The majority also argues that the injunction against the Government "flies in the face" of 5 U.S.C. § 7311.*fn4 With deference, it is obvious that this conclusion is incorrect; the court merely ordered the Government to hold all disciplinary measures against the controllers in abeyance until the issues in Leyden were resolved. It is perfectly clear that the FAA cannot legitimately invoke § 7311 in an unconstitutional manner, and when, as here, disciplinary procedures are questioned as being unconstitutional, the court has the power temporarily to enjoin the Government from exercising its disciplinary function.
Finally, the FAA admits that it intends to dismiss only a small number of controllers who were leaders in the strike and to suspend or otherwise discipline certain others.
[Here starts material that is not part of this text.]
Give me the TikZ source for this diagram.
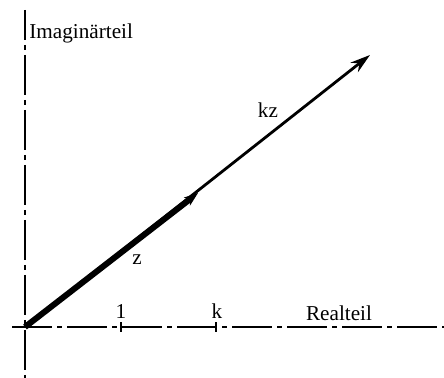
\documentclass[tikz,border=0pt]{standalone}
\usepackage{fontspec}
\setmainfont{Liberation Serif}
\usetikzlibrary{arrows.meta,positioning}

\begin{document}
\begin{tikzpicture}[x=0.5pt,y=-0.5pt,
  axis/.style={line width=0.8pt,dash pattern=on 20pt off 2.5pt on 2.5pt off 2.5pt},
  vec/.style={-{Stealth[length=10pt,width=6pt]},line width=1.4pt},
  tick/.style={line width=0.8pt},
  lbl/.style={font=\fontsize{10.6}{12}\selectfont,inner sep=0pt}]
\useasboundingbox (0,0) rectangle (444,378);
\coordinate (O) at (25,327);
\coordinate (xa) at (12,327);
\coordinate (xe) at (444,327);
\coordinate (ya) at (25,378);
\coordinate (ye) at (25,10);
\coordinate (Z) at (198,193);
\coordinate (KZ) at (370,55);
% axes
\draw[axis] (xa) -- (xe);
\draw[axis,dash phase=5pt] (ye) -- (ya);
% ticks
\coordinate (t1) at (121,327);
\coordinate (tk) at (216,327);
\draw[tick] ([yshift=-2.5pt]t1) -- ([yshift=2.5pt]t1);
\draw[tick] ([yshift=-2.5pt]tk) -- ([yshift=2.5pt]tk);
% vectors
\draw[vec] (O) -- (KZ);
\draw[-{Stealth[length=7pt,width=5pt]},line width=3pt] (O) -- (Z);
% labels
\node[lbl] (one) at (121,312) {1};
\node[lbl] (k) at (217,311) {k};
\node[lbl] (re) at (339,313) {Realteil};
\node[lbl] (z) at (137,260) {z};
\node[lbl] (kz) at (268,110) {kz};
\node[lbl,anchor=west] (im) at (29,33) {Imaginärteil};
\end{tikzpicture}
\end{document}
This proposed course of action is action which indeed "flies in the face of the statute," for 5 U.S.C. § 7311 speaks in absolute terms.*fn5 The Congress has told the FAA that, if the controllers are found to have participated in a strike, the agency is compelled by the statute to discharge all controllers who are found to have participated in that strike. It is highly inconsistent for the FAA to cite § 7311 to the judicial branch as a ground for vacating a judge's restraining order when the FAA itself unequivocally proposes to ignore the legislative branch's mandate. Although the above interpretation of § 7311 admittedly puts the FAA in the dilemma of discharging all the controllers involved in the work stoppage or dropping its contention that there was such a stoppage, we cannot, as judges, scrap the meaning of so clear a statute in order to resolve the agency's dilemma for it. That task belongs to Congress, which, in light of increasing concerted action by public employees, should enact a more realistic statutory provision. When the FAA asks a court to adapt a troublesome statutory provision to a new situation, it is unseemly for the FAA to argue that the equitable standards it would have the court reach to apply to the situation should not also be equitably applied to the parties the FAA has sued.
For all of the above reasons I would, without modification, uphold the preliminary injunctions*fn6 issued below.